Directions:
Copy out each line in the material below that has the word "this".

Supplied records:
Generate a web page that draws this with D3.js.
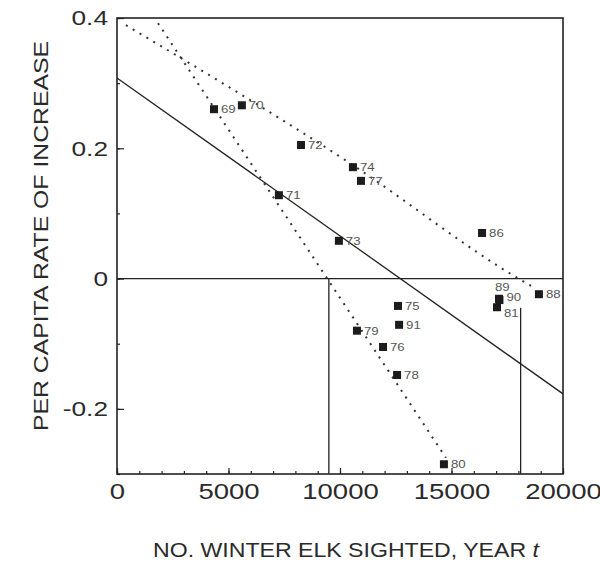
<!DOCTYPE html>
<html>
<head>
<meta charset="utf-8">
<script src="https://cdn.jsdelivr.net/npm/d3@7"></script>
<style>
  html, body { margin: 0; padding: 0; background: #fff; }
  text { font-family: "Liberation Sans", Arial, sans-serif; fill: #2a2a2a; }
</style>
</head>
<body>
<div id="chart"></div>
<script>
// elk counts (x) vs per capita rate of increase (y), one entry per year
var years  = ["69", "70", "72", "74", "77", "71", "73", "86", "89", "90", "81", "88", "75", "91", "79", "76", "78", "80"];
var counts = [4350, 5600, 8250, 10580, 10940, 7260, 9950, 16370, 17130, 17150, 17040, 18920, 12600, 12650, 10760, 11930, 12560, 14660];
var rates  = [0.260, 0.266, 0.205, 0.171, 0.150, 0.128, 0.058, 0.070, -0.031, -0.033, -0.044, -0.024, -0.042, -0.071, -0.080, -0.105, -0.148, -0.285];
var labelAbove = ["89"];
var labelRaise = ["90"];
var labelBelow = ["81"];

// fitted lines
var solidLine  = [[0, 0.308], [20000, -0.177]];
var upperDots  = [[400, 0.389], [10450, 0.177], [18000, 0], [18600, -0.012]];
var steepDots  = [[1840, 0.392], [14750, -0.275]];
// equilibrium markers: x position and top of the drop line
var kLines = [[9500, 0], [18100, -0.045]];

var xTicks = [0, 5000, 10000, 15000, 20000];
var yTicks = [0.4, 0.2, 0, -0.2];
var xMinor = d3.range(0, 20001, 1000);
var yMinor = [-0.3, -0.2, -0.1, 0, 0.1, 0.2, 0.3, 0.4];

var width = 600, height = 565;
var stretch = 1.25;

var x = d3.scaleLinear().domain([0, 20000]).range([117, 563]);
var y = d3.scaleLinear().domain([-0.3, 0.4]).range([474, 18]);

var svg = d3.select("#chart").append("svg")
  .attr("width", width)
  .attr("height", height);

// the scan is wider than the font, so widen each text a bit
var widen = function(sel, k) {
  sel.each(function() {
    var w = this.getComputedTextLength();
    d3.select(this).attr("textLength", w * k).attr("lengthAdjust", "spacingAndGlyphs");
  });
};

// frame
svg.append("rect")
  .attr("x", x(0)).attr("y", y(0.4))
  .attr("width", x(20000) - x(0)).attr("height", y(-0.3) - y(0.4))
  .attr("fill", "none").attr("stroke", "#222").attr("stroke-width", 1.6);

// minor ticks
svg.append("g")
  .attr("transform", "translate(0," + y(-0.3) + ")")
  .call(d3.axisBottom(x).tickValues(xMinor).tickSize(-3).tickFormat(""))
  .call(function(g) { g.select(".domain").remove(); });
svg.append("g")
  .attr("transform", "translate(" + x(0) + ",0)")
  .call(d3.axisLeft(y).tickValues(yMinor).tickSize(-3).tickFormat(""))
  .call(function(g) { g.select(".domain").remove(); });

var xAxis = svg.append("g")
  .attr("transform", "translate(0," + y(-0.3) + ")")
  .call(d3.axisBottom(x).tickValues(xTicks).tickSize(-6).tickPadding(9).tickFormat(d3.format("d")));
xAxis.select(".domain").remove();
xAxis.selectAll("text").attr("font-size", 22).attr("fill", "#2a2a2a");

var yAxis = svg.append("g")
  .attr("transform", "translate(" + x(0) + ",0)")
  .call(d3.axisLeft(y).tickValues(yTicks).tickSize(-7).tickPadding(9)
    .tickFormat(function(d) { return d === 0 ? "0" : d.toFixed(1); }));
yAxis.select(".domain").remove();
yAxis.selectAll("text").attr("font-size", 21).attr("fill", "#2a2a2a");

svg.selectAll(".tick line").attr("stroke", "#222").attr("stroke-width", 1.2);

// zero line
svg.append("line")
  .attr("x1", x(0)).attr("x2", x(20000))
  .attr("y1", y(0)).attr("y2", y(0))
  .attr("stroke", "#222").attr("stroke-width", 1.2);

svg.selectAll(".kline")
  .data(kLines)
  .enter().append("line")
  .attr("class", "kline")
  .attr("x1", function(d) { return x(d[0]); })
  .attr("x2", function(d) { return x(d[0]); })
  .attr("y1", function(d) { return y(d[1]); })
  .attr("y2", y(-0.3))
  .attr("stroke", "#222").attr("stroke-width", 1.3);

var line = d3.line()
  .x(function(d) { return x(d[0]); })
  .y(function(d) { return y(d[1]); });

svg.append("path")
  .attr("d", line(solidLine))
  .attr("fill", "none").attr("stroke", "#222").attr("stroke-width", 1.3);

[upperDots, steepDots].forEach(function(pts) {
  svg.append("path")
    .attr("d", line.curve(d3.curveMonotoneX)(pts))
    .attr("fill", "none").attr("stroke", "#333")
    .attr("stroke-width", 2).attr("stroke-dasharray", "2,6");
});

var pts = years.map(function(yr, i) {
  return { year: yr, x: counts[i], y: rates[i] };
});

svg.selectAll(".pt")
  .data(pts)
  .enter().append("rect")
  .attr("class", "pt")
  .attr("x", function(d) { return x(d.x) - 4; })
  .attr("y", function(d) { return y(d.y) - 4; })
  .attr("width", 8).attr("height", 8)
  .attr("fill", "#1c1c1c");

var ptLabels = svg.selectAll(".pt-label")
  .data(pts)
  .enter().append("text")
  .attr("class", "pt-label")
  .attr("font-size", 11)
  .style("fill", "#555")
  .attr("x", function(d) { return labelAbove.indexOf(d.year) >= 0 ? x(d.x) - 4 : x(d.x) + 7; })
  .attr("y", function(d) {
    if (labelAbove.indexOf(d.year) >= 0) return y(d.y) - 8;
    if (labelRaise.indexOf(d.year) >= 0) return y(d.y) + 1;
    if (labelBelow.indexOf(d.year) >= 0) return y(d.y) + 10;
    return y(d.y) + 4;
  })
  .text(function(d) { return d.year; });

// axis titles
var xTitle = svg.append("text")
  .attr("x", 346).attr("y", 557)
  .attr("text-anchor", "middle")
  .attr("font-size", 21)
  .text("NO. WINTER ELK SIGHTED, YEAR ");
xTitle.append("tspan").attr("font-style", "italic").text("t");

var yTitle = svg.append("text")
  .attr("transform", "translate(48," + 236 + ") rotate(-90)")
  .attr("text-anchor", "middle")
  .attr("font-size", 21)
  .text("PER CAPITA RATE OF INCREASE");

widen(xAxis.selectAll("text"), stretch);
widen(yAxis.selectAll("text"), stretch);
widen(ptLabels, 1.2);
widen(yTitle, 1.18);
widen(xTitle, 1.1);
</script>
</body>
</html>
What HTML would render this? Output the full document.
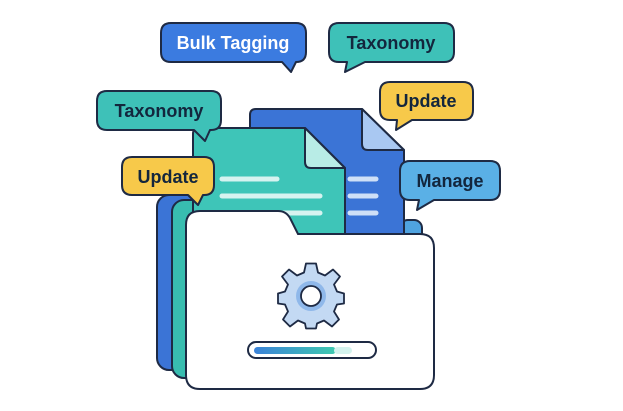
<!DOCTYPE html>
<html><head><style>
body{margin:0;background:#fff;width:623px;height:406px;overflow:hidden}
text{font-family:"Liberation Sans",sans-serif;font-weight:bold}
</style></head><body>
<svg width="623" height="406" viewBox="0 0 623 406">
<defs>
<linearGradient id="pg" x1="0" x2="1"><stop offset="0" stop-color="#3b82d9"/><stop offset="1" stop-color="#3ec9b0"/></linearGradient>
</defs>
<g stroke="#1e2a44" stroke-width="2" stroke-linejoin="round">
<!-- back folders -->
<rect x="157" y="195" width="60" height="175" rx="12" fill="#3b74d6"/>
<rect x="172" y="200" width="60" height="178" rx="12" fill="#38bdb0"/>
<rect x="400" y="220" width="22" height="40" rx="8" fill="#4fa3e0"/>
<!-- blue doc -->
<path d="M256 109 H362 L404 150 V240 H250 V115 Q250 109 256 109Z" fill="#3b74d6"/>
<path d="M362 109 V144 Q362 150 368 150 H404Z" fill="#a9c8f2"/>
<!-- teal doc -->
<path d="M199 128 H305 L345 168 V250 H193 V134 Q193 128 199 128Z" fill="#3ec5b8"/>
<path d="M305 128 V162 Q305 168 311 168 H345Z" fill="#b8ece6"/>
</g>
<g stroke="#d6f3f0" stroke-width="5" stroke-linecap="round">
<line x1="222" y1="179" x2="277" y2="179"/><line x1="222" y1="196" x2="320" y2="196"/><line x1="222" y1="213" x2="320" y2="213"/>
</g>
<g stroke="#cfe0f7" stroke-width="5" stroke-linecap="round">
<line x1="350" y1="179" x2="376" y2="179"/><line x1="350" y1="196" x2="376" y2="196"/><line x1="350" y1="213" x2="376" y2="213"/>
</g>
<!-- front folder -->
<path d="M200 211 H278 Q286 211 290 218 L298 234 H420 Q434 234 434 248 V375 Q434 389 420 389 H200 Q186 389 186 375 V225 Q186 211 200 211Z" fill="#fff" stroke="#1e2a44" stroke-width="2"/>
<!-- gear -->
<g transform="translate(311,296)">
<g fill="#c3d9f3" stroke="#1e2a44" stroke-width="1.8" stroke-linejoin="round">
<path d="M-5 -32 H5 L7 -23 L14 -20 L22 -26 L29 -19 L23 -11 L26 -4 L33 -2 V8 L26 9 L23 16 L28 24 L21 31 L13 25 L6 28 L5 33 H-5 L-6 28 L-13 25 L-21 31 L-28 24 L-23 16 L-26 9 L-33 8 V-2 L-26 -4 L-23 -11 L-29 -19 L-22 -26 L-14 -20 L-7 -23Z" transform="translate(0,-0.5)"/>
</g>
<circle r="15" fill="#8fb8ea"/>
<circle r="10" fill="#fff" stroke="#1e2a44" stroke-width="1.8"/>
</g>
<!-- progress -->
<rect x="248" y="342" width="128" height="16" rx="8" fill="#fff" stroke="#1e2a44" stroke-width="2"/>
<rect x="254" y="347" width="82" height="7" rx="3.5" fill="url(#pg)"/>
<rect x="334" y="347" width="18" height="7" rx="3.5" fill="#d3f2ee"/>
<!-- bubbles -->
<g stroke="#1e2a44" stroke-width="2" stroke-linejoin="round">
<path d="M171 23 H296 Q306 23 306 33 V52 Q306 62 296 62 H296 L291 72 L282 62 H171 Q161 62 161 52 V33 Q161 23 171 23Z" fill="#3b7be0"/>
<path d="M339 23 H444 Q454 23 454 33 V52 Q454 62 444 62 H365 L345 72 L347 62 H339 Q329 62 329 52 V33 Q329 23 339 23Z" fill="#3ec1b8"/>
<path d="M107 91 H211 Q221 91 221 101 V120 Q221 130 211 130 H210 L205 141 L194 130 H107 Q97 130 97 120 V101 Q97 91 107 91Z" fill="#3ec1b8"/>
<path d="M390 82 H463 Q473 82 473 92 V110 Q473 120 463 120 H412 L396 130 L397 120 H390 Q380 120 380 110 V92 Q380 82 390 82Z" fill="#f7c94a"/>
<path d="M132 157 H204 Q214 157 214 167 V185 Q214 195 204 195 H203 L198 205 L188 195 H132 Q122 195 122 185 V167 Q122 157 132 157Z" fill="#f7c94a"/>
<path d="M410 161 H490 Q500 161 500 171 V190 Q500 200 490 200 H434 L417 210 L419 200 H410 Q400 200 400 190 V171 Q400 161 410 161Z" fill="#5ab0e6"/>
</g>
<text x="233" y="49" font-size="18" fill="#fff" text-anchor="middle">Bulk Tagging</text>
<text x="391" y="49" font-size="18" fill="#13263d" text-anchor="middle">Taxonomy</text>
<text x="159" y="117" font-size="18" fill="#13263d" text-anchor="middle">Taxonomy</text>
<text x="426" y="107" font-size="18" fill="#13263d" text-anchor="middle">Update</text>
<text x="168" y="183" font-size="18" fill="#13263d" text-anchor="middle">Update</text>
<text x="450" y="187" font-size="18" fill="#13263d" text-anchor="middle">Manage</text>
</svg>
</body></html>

==

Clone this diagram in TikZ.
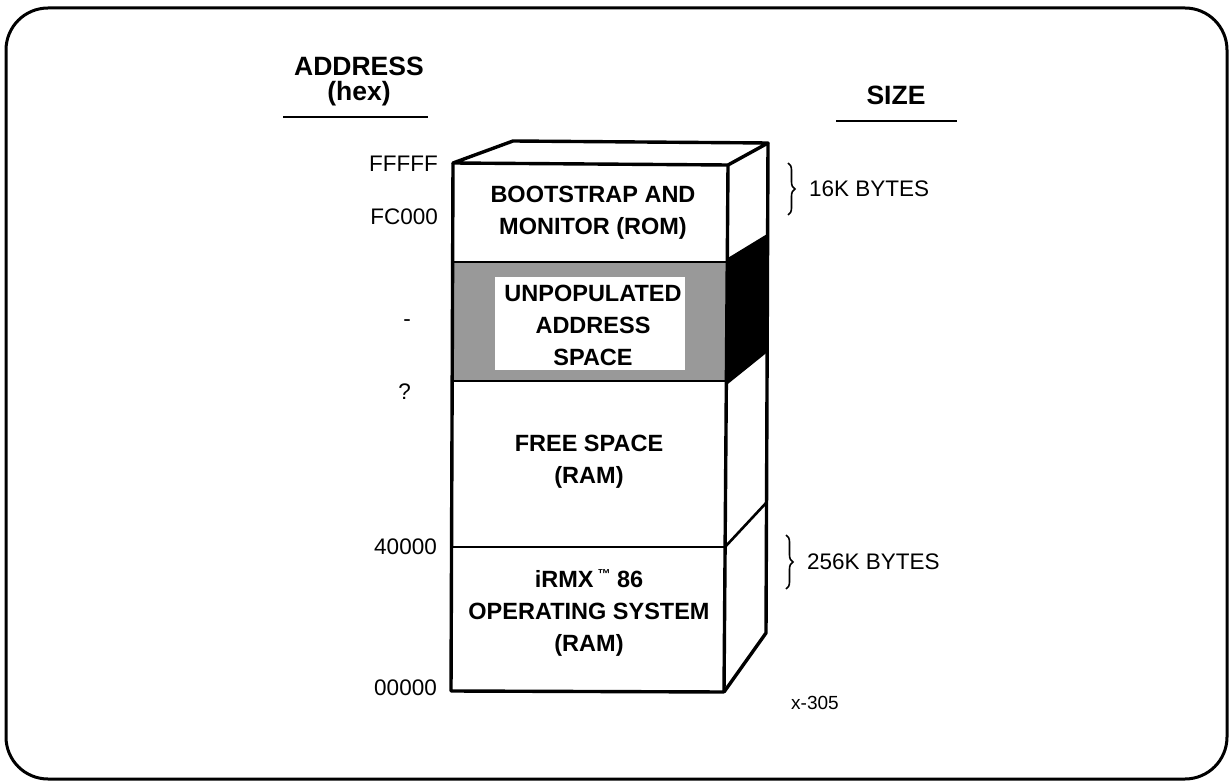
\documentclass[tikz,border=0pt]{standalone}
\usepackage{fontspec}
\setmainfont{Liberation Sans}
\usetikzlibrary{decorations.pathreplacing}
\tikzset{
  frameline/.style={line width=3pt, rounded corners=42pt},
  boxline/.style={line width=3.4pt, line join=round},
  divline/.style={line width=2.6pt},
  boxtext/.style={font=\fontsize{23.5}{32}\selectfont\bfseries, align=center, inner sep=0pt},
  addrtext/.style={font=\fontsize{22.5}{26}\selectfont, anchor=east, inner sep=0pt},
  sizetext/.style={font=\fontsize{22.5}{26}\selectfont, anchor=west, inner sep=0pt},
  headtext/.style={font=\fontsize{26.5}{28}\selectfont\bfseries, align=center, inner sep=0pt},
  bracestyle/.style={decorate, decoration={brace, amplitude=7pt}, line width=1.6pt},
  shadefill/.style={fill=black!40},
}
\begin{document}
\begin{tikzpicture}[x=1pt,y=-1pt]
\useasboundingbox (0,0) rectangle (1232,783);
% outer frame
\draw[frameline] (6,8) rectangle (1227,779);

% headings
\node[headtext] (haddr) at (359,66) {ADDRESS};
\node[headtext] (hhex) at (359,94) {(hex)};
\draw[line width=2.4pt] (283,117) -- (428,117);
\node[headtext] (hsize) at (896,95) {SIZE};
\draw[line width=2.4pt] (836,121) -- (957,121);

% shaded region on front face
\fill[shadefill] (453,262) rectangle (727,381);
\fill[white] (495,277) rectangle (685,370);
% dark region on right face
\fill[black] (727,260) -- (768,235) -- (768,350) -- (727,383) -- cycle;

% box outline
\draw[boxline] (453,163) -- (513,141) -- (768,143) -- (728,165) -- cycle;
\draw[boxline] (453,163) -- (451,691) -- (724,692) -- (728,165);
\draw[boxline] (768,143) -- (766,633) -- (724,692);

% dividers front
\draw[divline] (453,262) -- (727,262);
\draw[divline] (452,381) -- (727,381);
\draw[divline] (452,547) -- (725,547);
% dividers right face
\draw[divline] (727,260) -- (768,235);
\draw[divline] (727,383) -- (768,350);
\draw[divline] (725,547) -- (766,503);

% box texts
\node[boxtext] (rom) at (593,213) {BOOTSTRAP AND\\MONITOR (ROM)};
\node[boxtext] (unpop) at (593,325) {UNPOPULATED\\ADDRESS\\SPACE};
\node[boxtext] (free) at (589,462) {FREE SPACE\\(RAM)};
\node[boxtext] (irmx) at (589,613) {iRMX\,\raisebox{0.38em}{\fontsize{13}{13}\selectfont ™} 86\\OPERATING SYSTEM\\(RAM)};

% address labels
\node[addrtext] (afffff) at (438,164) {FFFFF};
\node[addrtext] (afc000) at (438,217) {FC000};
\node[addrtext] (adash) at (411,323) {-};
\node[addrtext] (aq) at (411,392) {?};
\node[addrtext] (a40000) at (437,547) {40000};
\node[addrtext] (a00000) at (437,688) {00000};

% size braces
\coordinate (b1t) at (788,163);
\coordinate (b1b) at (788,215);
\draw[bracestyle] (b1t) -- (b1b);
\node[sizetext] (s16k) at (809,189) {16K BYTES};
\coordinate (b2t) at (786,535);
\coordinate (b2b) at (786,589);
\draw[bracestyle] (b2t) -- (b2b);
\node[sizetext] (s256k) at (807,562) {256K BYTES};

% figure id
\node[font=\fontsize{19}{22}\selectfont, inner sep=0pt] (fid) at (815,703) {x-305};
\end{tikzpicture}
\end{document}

Final answer:
Generate a web page that draws this with D3.js.
    var w = this.getComputedTextLength();
    d3.select(this).attr("textLength", w * k).attr("lengthAdjust", "spacingAndGlyphs");
What HTML would render this? Output the full document.
Clone this diagram in TikZ.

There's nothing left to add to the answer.